Definition of a tie - each of the 5 interviewers gives each of the candidates (2) a score based on point value with a maximum score from each interviewer of 85. Taking those five scores of the 5 interviewers (which scored each individual candidate) and throwing out the high score and the low score of the five; you then total the 3 remaining scores for each candidate (remember an individual score can be 85) making a possible total score for each candidate 255 (85 x3). The 2 total scores (which can be up to 255) for the individual candidates is what is tied. For instance, each candidate scored 200 out of a possible 255 points. I am trying to figure out the chances if that happening given so many different possible outcomes.

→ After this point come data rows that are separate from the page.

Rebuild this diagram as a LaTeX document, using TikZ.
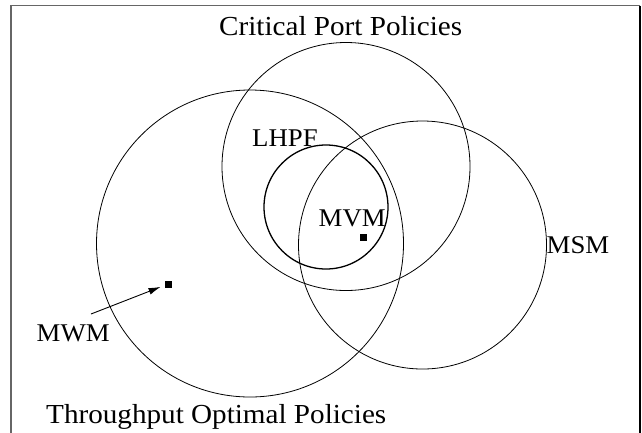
\documentclass[tikz,border=0pt]{standalone}
\usepackage{fontspec}
\setmainfont{Liberation Serif}
\usetikzlibrary{arrows.meta}
\begin{document}
\begin{tikzpicture}[x=1pt,y=-1pt,
  ring/.style={draw=black,circle,line width=0.8pt,inner sep=0pt},
  title/.style={anchor=base west,inner sep=0pt,xscale=1.06,font=\fontsize{27.5}{33}\selectfont},
  lbl/.style={anchor=base west,inner sep=0pt,xscale=1.05,font=\fontsize{25.5}{30}\selectfont},
  dot/.style={fill=black,draw=none,minimum size=7pt,inner sep=0pt,rectangle}]
\useasboundingbox (0,0) rectangle (642,432);
\fill[white] (0,0) rectangle (642,432);
% frame
\draw[gray!80!black,line width=1.2pt] (11,433) -- (11,5.5) -- (640,5.5);
\draw[black,line width=1.6pt] (640,5.5) -- (640,433);
% sets
\node[ring,minimum size=307pt] (tp) at (250,243.5) {};
\node[ring,minimum size=248pt] (cp) at (346,166.5) {};
\node[ring,minimum size=248pt] (ms) at (422.5,245) {};
\node[ring,line width=1.3pt,minimum size=124pt] (lh) at (326,207) {};
% labels
\node[title] (tcp) at (219,35.5) {Critical Port Policies};
\node[title] (ttp) at (46,423) {Throughput Optimal Policies};
\node[lbl] (tlh) at (252,146.5) {LHPF};
\node[lbl] (tmv) at (318.5,226.5) {MVM};
\node[lbl] (tms) at (546.5,253) {MSM};
\node[lbl] (tmw) at (36.5,341) {MWM};
% dots
\node[dot] (mvmdot) at (363.3,237.3) {};
\node[dot] (mwmdot) at (168,284) {};
\coordinate (mwmtail) at (91,314);
\draw[line width=0.9pt,-{Latex[length=12pt,width=7pt]},shorten >=4pt] (mwmtail) -- (mwmdot);
\end{tikzpicture}
\end{document}
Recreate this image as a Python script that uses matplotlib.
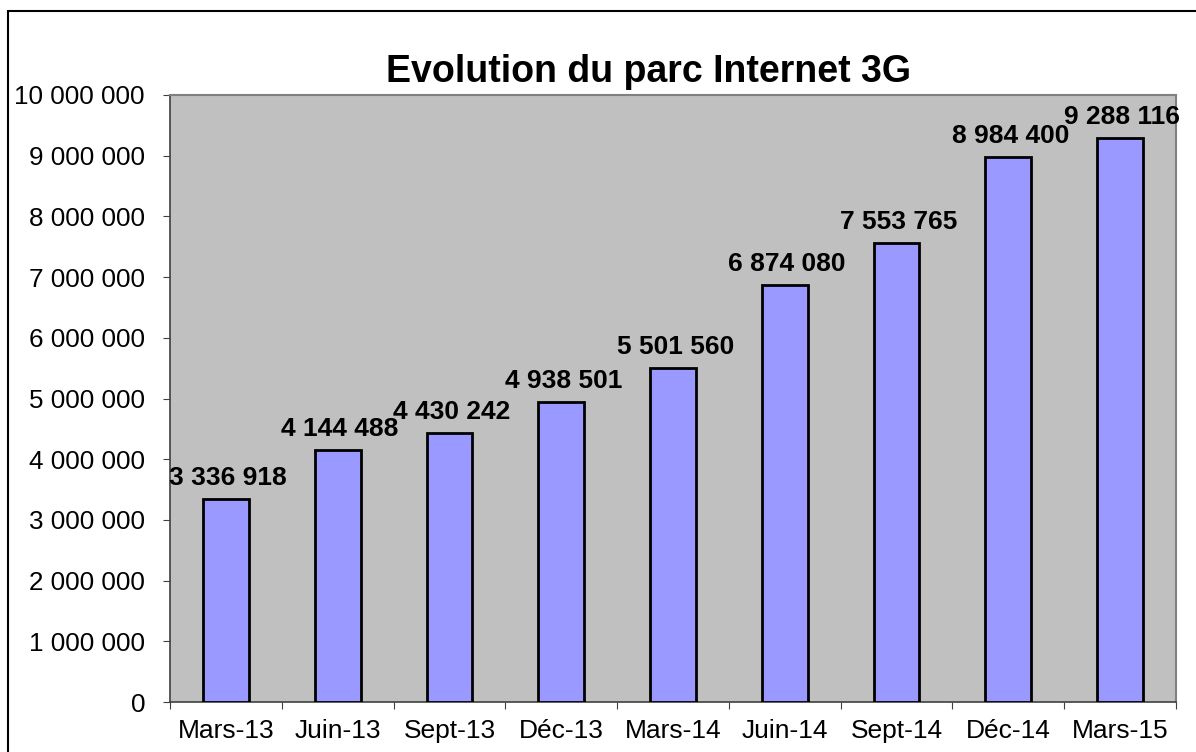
import matplotlib.pyplot as plt
from matplotlib.patches import Rectangle
from matplotlib.ticker import FuncFormatter

plt.rcParams['font.family'] = ['Liberation Sans', 'DejaVu Sans']

periods = ["Mars-13", "Juin-13", "Sept-13", "Déc-13", "Mars-14",
           "Juin-14", "Sept-14", "Déc-14", "Mars-15"]
parc = [3336918, 4144488, 4430242, 4938501, 5501560,
        6874080, 7553765, 8984400, 9288116]


def fmt(v, pos=None):
    return f"{int(v):,}".replace(",", " ")


W, H = 1196, 752
fig = plt.figure(figsize=(W / 100, H / 100), dpi=100)
ax = fig.add_axes([170 / W, 1 - 702 / H, (1176 - 170) / W, (702 - 95) / H])
ax.set_facecolor("#C0C0C0")

x = range(len(periods))
ax.bar(x, parc, width=0.41, color="#9999FF", edgecolor="black", linewidth=2, zorder=3)

for i, v in enumerate(parc):
    ax.text(i + 0.02, v + 150000, fmt(v), ha="center", va="bottom",
            fontsize=19, fontweight="bold")

ax.set_xlim(-0.5, len(periods) - 0.5)
ax.set_ylim(0, 10000000)
ax.set_yticks(range(0, 10000001, 1000000))
ax.yaxis.set_major_formatter(FuncFormatter(fmt))
ax.set_xticks([i + 0.5 for i in range(-1, len(periods))], minor=False)
ax.set_xticklabels([])
ax.set_xticks(list(x), minor=True)
ax.set_xticklabels(periods, minor=True)
ax.tick_params(axis="x", which="minor", length=0, pad=12, labelsize=19)
ax.tick_params(axis="x", which="major", length=5, color="#404040")
ax.tick_params(axis="y", length=5, labelsize=18.7, pad=13, color="#404040")

for s in ["top", "right"]:
    ax.spines[s].set_color("#808080")
    ax.spines[s].set_linewidth(1.5)
for s in ["left", "bottom"]:
    ax.spines[s].set_color("#404040")
    ax.spines[s].set_linewidth(1.2)

fig.text(649 / W, 1 - 72 / H, "Evolution du parc Internet 3G",
         ha="center", va="center", fontsize=27, fontweight="bold")

fig.patches.append(Rectangle((8 / W, -0.1), 1.2, 1 - 11 / H + 0.1,
                             transform=fig.transFigure, fill=False,
                             edgecolor="black", linewidth=1.5))

fig.savefig("out.png", dpi=100)
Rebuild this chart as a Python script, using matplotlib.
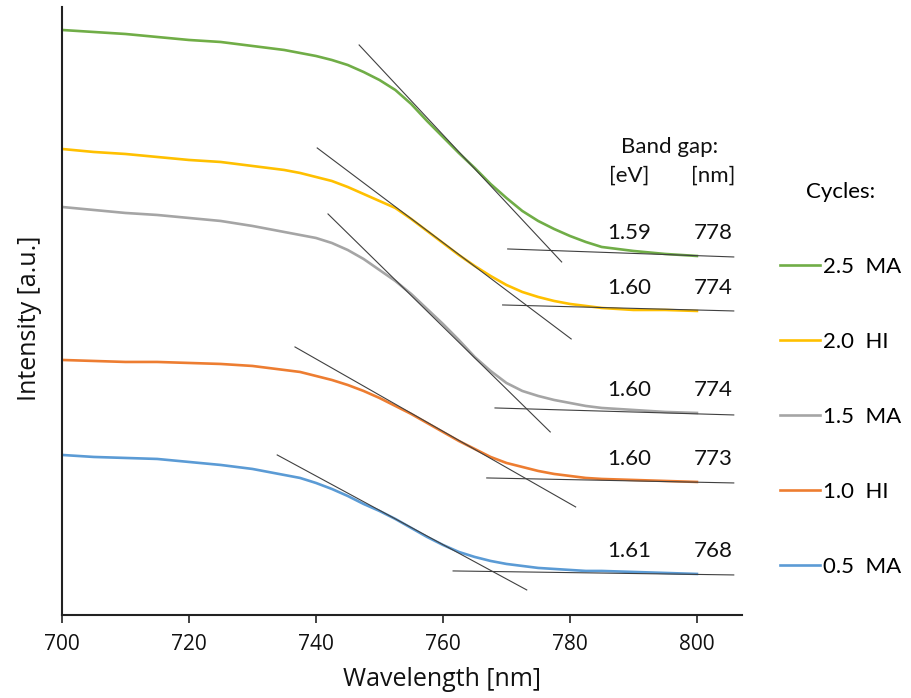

Also remember the 85 possible points given by each interviewer to each of the two individual candidates comes from 13 questions of varying point values.
So if all five give the same score, do you throw them all out? Or if two score 80 and three score 2, do you throw them all out? Your process is not well defined. You have simply ignored my previous question.

So is it the total score which defines a tie, or the individual scores for each question? Because if it is the total score, there are only 86^5 possibilities. If you assume as Halls did that there is no clustering, the probability that five scores are the same is 86(1/86^5 = 1/86^4, which is effectively zero. The probability that four scores are the same is 86(1/86^4)*85(1/86)*5 = 425/86^4, which is also effectively 0. The probability that three scores are the same is 86(1/86^3)*{85(1/86)}^2*10 = 10*85^2/86^4, which is about 0.1%. So the probability that at least three tie is far less than 2 chanes out of a thousand.

That might get you a good mark in a school room exercise. If, however, this problem has some practical application, you need to understand that the reasoning in the preceding paragraph asumes that each interviewer's score is completely random and has no relation whatsoever to the candidate being interviewed. Based on my experience of Human Resource departments, the assumption that those people make decisions by rolling dice is at least semi-plausible, but if you have competent interviewers, the scores will not be random. In that case, the probability of ties is much higher than what was estimated in the previous paragraph. To get any numerical estimate consistent with competent interviewers, you need to make some sensible assumption about the degree of clustering expected.